Der VfL täte wohlmöglich gut daran, sich weiterhin auf seine eigenen Stärken zu besinnen und die in der 2. Bundesliga ausgeübte Spielweise nicht komplett aufzugeben.
Stuttgart darf man als einen Ausreißer sehen. Auch wenn dort in den letzten Jahren nicht alles perfekt lief, so haben sie die letzte Zweitligasaison trotz der späten Entlassung von Tim Walter sehr dominant und relativ souverän bestritten. Die sehr talentierte junge Mannschaft hat ihre Qualität im letzten Jahr auch in der Bundesliga unter Beweis gestellt. Auch der FC aus Köln ging souverän direkt wieder hoch, nachdem ihm in der Europa League Saison in der Liga der Betriebsunfall widerfahren war.
Mit einem starken Kollektiv und Standardtoren zum Klassenerhalt
Union Berlin hat schon länger eine klare Spielphilosophie, die zuallererst der Defensive Bedeutung zumisst.

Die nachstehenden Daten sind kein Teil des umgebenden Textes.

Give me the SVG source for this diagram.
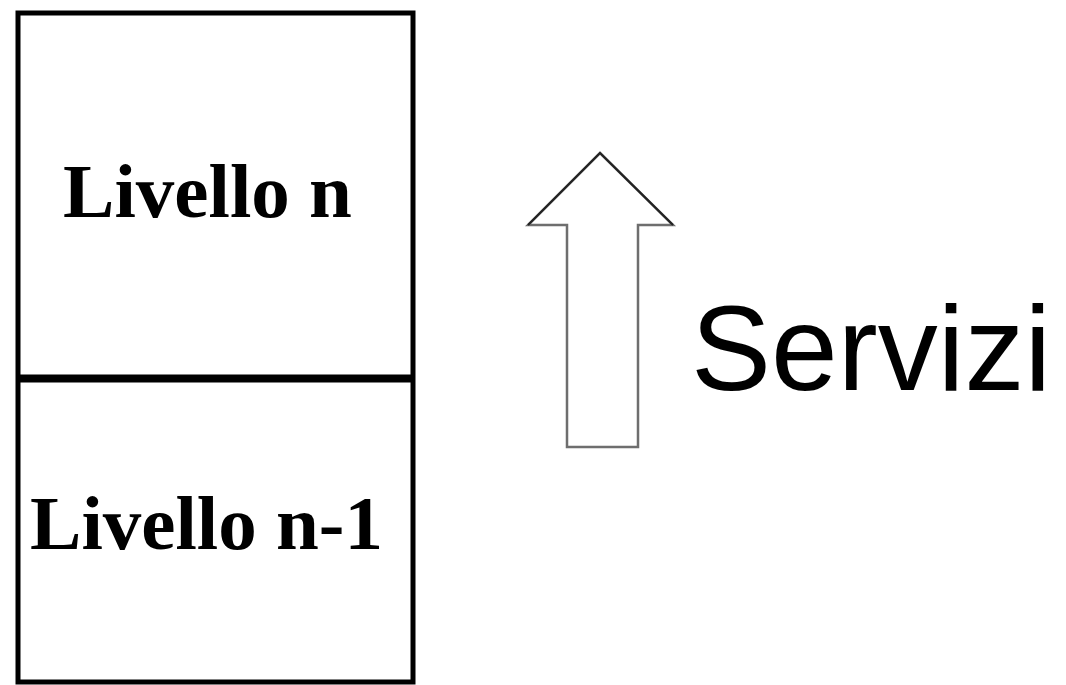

Bereits in der 2. Bundesliga hatte man nicht den Anspruch einer dominanten Ballbesitzmannschaft. Dafür überzeugen sie mit Mentalität, einem starken Kollektiv und einem Fokus auf das Umschaltspiel und das Nutzen von Standards.
In ihren beiden Bundesligasaisons gehörten sie laut WhoScored.com mit jeweils 15 Standardtoren zu den besten Teams in dieser Spielphase. Vor allem an Union kann sich der VfL ein Stück weit orientieren. Ein Unterschied ist, dass Union seinem Stil in der Bundesliga weitestgehend treu bleiben konnte. Die Pässe pro Ballbesitzphase als auch der Anteil langer Bälle blieben gleich. Der geringere Ballbesitz könnte sich zumindest in Teilen mit längeren Ballzirkulationsphasen der Gegner erklären lassen.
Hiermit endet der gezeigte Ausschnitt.